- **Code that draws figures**

>>

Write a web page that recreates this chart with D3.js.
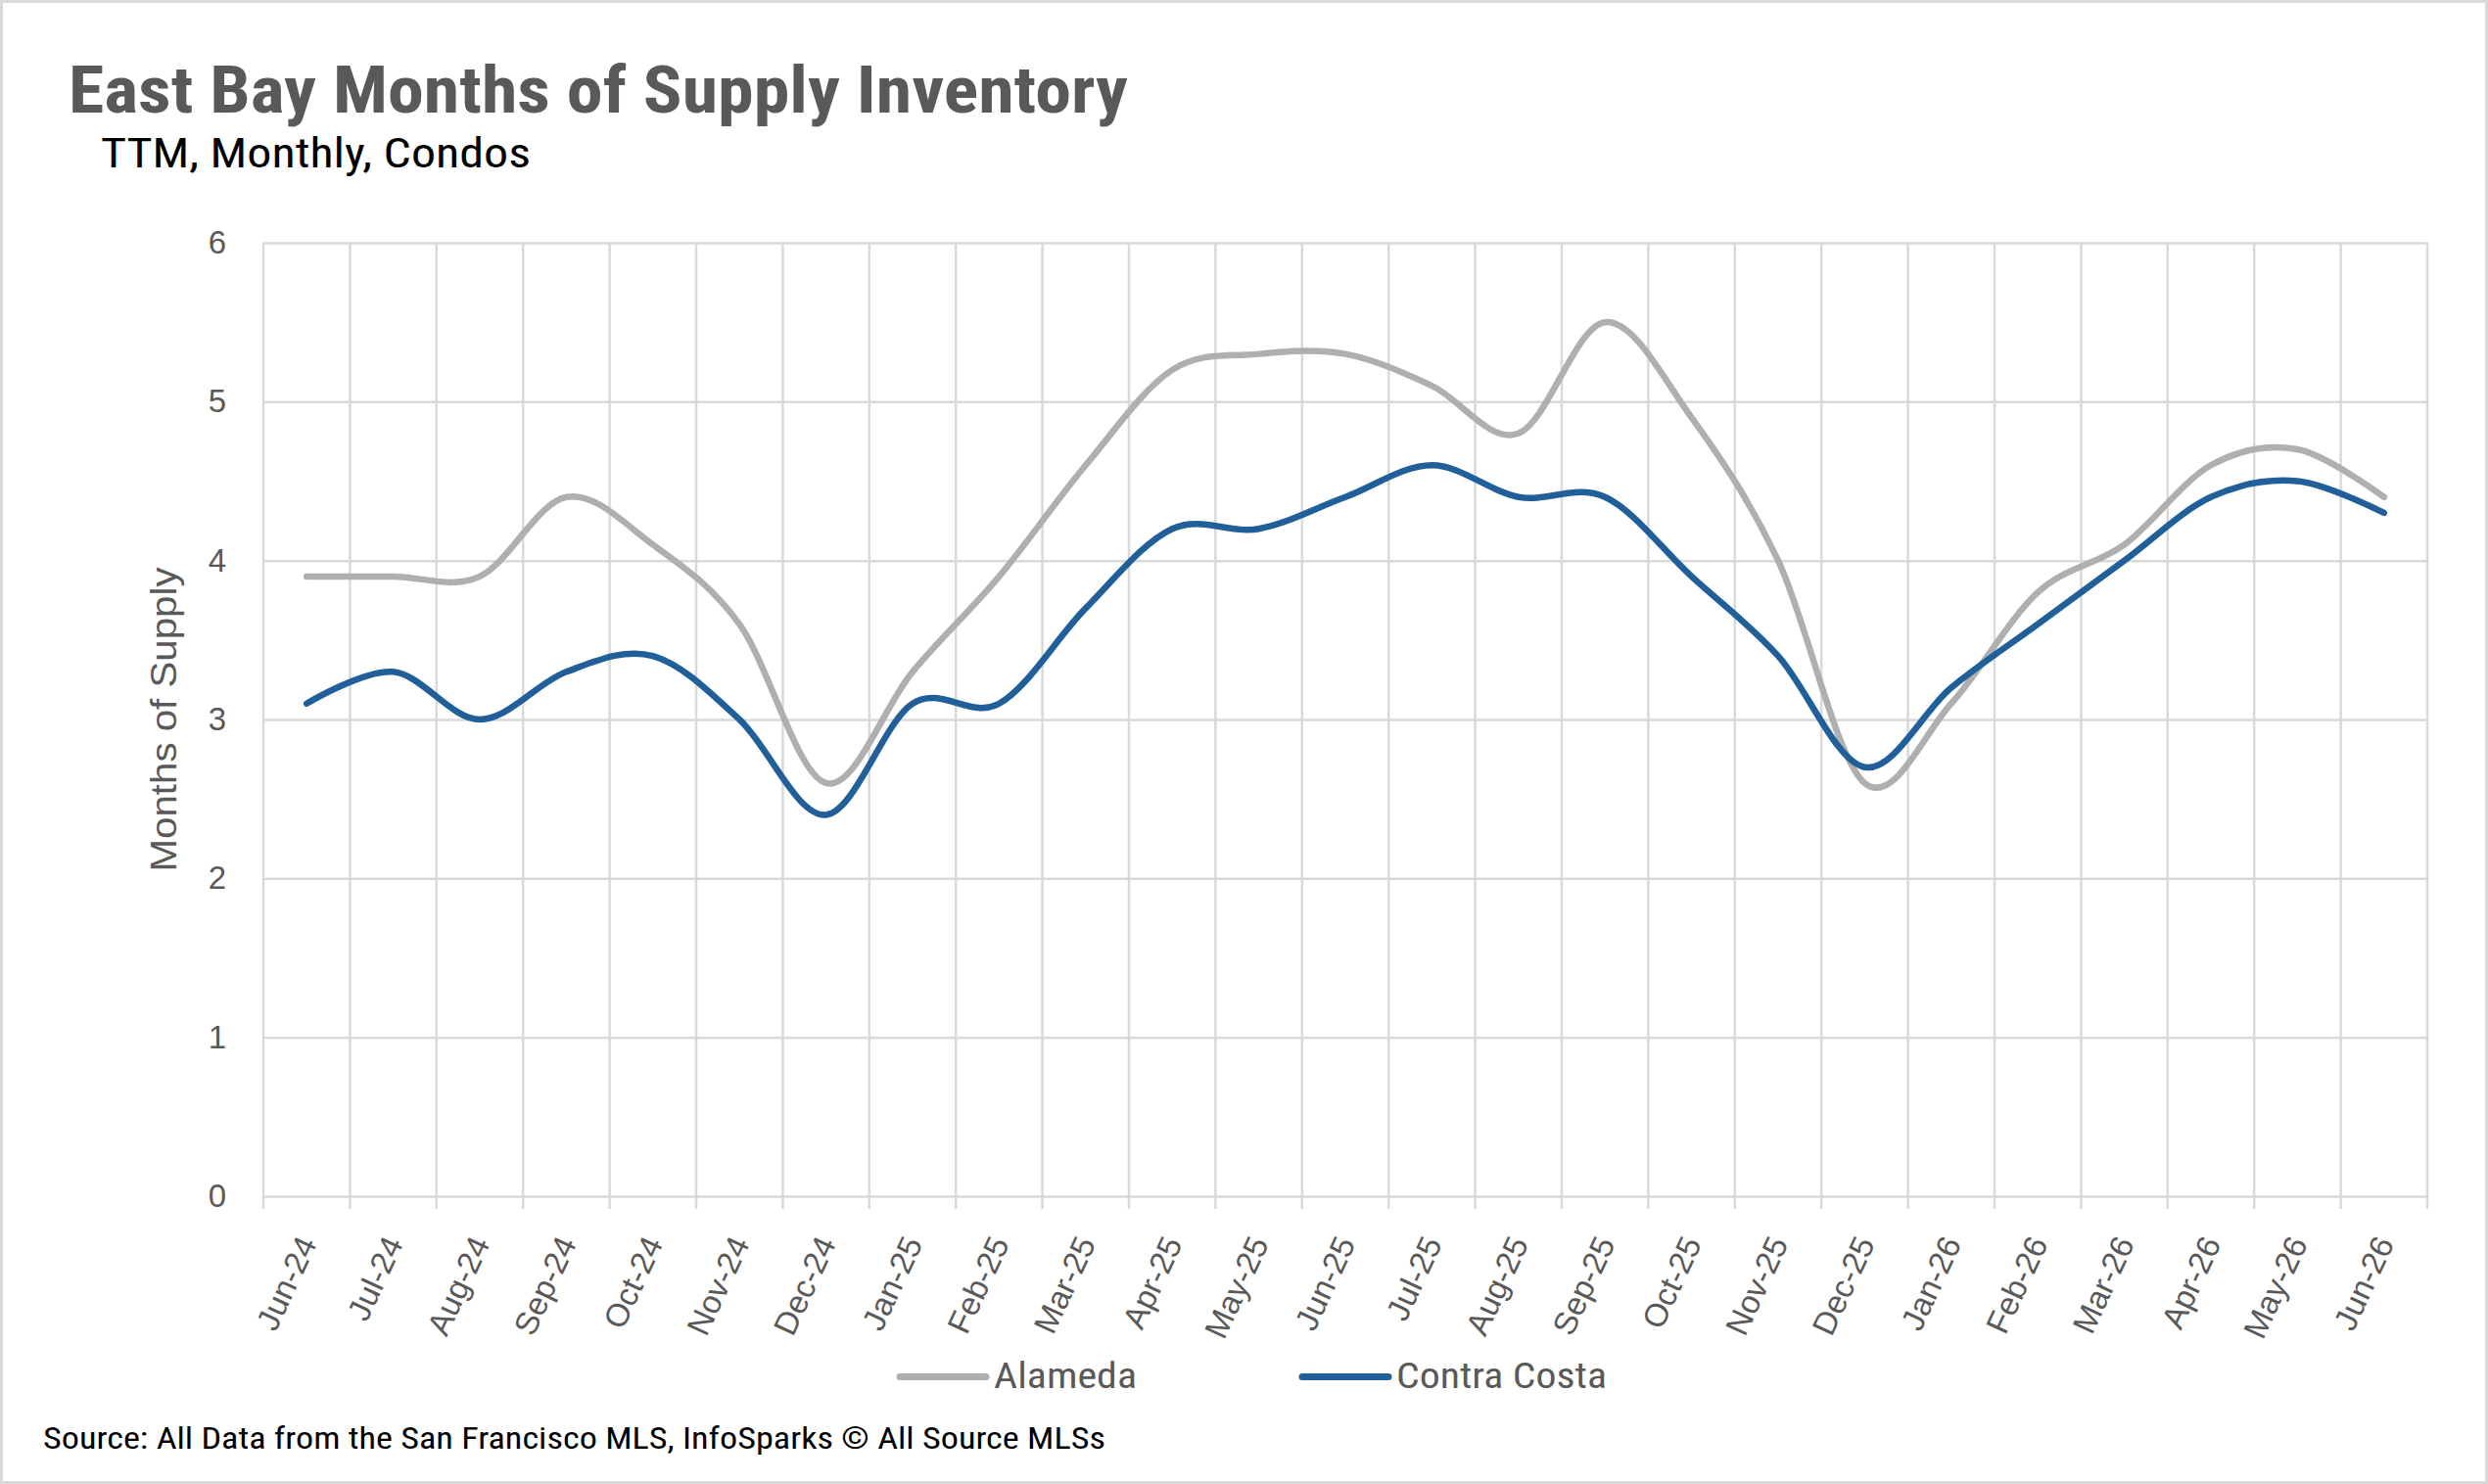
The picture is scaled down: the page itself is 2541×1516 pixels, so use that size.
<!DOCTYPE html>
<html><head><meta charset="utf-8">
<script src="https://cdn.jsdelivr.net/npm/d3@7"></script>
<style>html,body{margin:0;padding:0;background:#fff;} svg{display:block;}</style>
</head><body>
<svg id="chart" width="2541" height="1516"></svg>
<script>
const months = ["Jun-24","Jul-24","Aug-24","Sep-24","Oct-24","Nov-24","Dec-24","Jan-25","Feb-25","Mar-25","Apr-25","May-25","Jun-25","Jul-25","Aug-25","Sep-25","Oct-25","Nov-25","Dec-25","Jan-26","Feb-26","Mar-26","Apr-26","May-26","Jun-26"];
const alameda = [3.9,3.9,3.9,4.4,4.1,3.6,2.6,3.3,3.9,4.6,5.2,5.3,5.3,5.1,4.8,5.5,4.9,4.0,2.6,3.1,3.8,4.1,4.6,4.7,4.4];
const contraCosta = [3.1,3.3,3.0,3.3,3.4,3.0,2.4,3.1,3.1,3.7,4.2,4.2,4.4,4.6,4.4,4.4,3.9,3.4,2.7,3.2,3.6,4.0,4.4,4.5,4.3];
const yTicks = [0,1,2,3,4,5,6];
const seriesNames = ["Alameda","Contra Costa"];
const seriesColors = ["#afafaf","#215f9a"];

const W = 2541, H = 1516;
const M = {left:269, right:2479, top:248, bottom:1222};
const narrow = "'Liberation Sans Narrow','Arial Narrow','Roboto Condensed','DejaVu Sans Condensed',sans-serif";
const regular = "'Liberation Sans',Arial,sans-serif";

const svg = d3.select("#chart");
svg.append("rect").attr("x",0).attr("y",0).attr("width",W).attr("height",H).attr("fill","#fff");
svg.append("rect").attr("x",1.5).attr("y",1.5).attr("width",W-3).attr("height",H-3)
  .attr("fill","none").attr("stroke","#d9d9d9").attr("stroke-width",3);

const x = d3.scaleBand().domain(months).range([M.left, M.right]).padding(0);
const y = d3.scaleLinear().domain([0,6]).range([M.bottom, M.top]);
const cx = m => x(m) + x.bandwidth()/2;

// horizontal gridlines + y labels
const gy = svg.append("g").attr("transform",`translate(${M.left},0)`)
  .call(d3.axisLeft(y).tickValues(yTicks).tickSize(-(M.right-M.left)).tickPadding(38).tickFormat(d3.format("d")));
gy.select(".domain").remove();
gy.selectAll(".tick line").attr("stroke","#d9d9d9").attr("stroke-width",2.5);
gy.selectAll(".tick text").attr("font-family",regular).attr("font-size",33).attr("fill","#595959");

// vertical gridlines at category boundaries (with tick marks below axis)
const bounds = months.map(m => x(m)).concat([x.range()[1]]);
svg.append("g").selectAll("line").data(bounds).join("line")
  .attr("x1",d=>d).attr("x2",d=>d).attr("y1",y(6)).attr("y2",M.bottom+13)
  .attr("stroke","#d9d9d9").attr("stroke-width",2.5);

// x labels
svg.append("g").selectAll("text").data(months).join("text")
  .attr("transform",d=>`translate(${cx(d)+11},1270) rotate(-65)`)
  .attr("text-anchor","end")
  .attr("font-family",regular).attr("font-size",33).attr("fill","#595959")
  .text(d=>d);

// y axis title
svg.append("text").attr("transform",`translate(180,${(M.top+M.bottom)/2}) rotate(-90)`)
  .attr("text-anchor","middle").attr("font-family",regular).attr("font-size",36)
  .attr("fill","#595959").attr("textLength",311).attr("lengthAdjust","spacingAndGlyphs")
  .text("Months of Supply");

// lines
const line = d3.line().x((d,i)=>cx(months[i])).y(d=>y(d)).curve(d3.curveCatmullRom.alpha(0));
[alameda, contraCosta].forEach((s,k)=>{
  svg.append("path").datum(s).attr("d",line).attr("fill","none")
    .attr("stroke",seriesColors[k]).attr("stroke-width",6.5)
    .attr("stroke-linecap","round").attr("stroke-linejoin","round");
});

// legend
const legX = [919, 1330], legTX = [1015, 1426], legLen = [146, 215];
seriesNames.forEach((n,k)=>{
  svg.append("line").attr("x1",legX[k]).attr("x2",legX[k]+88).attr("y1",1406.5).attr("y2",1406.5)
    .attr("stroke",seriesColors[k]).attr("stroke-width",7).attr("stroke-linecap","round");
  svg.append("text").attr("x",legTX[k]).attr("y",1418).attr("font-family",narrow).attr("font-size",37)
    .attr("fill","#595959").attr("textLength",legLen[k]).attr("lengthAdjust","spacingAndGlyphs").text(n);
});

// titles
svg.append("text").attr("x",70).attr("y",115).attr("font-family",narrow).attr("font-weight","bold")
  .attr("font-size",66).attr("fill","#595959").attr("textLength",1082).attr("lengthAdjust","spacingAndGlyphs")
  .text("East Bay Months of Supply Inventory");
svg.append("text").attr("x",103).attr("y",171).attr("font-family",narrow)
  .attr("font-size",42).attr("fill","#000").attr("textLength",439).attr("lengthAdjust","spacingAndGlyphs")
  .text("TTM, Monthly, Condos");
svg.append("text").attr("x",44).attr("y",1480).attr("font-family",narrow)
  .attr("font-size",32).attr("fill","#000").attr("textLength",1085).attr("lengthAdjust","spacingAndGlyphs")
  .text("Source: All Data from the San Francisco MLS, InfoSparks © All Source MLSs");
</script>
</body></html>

<<
>>

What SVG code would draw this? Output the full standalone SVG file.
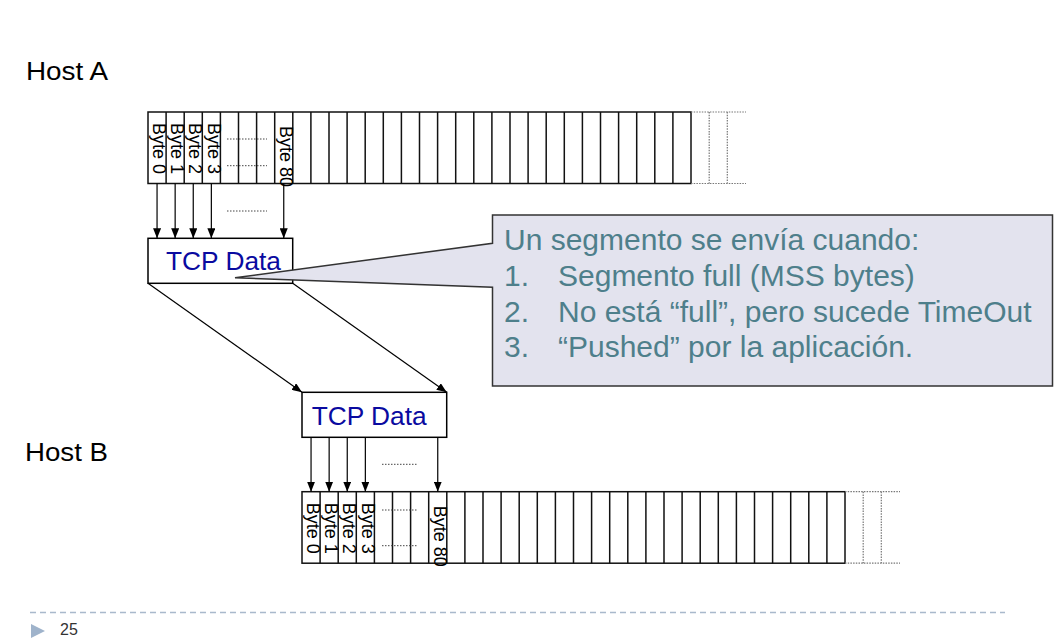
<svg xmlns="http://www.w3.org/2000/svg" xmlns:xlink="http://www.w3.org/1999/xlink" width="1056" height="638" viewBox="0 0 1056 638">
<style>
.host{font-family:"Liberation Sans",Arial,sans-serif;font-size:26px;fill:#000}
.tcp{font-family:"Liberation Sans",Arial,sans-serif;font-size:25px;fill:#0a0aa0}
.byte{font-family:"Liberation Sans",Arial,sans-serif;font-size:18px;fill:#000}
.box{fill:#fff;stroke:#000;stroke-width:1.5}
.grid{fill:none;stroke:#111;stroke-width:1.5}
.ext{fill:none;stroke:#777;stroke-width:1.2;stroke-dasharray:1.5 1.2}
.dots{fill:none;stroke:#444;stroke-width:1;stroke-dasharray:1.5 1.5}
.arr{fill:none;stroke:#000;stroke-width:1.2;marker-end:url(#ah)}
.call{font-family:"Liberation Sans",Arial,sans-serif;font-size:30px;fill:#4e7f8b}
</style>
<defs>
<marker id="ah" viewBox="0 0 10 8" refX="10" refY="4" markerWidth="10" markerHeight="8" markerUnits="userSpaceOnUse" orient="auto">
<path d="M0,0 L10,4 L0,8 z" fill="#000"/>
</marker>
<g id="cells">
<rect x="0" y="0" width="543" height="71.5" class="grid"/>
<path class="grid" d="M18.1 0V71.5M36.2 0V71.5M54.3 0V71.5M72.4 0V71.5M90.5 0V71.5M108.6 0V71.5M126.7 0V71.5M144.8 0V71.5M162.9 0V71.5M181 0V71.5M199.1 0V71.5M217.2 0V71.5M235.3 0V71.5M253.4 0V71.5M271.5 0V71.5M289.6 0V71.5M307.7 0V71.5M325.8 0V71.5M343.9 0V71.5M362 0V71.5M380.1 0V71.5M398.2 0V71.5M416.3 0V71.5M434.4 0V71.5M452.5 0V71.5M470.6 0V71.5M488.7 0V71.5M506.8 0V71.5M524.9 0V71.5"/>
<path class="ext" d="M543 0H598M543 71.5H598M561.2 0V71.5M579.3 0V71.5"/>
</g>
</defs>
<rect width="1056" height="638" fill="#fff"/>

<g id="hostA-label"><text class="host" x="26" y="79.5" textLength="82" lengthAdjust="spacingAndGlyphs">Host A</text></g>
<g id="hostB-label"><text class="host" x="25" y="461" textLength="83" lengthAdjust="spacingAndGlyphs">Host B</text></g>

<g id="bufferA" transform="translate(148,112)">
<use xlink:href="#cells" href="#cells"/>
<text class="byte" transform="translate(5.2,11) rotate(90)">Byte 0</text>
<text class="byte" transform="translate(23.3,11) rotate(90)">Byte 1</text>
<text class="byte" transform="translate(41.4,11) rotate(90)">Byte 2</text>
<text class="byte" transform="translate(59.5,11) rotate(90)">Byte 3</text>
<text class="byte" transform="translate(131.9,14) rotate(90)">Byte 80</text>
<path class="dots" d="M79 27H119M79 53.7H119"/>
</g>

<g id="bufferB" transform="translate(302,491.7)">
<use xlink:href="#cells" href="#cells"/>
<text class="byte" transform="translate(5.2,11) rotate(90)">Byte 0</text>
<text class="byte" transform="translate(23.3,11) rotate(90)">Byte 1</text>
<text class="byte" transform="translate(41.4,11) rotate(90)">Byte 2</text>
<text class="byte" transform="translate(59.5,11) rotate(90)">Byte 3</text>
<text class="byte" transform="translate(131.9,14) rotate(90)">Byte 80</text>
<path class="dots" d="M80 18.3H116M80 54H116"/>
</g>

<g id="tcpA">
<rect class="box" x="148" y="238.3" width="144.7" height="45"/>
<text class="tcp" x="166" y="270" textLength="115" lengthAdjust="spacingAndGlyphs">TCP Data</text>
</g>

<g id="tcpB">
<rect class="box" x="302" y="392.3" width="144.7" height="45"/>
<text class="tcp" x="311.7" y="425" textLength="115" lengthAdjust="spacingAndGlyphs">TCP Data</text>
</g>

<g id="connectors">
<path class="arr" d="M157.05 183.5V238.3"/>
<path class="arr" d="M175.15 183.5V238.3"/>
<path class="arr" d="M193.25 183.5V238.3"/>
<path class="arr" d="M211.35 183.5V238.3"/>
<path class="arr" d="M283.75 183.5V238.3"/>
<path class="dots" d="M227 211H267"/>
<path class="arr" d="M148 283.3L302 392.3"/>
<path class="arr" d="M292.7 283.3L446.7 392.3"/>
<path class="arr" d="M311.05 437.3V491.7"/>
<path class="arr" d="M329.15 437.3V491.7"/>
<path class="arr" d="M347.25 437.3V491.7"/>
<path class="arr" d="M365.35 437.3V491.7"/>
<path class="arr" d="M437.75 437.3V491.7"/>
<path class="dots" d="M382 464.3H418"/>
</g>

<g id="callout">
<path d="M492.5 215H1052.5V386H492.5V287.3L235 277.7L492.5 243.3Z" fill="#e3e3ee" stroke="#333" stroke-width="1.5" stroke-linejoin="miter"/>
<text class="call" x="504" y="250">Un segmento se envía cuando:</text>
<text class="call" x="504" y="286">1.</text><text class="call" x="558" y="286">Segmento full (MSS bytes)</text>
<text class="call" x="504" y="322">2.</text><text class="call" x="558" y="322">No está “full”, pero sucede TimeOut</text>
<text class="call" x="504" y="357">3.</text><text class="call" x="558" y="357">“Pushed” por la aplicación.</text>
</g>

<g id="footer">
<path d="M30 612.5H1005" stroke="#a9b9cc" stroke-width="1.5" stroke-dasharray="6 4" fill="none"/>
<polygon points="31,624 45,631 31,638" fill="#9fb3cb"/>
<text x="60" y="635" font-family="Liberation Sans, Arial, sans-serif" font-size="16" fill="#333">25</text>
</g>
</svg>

<<
>>

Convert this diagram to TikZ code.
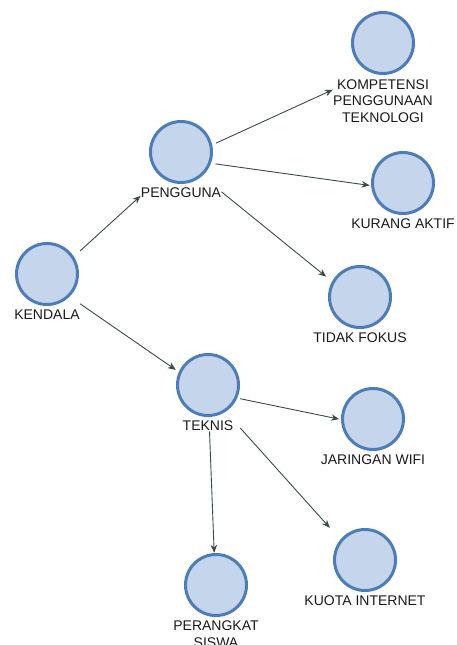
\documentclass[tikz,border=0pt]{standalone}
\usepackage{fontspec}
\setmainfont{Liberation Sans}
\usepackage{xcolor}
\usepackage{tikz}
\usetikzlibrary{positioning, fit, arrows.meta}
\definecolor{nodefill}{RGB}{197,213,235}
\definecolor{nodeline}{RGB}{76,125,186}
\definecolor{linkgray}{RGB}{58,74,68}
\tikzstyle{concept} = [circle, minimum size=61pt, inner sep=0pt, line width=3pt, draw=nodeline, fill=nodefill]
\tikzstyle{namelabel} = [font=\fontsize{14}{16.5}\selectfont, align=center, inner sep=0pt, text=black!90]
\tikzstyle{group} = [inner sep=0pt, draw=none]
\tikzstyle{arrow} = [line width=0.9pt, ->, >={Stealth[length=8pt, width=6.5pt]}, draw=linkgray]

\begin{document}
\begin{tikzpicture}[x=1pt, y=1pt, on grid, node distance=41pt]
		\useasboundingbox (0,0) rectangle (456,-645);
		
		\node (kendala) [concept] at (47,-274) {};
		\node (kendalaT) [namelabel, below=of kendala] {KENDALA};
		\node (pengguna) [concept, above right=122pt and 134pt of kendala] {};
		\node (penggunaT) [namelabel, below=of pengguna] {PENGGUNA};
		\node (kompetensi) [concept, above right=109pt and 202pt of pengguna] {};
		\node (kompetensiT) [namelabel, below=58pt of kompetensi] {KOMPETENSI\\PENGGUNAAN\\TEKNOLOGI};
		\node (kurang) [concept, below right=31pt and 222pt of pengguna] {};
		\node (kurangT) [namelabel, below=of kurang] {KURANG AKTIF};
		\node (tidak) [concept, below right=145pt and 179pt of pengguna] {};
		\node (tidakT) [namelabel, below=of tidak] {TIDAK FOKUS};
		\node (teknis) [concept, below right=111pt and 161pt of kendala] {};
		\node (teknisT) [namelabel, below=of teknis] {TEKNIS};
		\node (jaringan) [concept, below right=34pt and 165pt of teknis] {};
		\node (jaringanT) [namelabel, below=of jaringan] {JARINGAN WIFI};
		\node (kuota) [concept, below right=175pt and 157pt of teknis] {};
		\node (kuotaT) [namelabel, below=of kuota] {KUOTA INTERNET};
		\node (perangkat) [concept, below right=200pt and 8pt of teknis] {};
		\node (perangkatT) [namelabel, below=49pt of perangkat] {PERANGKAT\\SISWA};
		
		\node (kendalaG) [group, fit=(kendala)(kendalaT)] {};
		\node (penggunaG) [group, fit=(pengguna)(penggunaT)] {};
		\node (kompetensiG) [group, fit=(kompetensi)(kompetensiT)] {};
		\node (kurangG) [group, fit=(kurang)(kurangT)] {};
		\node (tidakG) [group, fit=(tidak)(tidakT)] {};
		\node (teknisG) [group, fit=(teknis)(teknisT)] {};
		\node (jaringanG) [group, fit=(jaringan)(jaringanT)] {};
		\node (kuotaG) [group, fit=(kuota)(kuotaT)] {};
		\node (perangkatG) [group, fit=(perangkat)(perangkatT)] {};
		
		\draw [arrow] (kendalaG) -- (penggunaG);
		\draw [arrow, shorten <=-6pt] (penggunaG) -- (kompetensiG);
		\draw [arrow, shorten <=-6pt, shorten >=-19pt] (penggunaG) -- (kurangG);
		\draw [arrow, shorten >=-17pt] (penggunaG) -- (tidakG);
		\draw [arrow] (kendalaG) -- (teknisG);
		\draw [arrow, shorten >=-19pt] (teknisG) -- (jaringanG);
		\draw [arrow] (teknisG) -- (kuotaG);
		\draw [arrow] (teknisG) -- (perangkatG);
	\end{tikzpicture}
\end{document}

<<

- **WHAT YOU ARE ASKED TO DO**
Locate the word "with" in the data above. Copy every line carrying it.

- **ANSWER TO THIS TASK**
Write a web page that recreates this chart with D3.js.
// vertical gridlines at category boundaries (with tick marks below axis)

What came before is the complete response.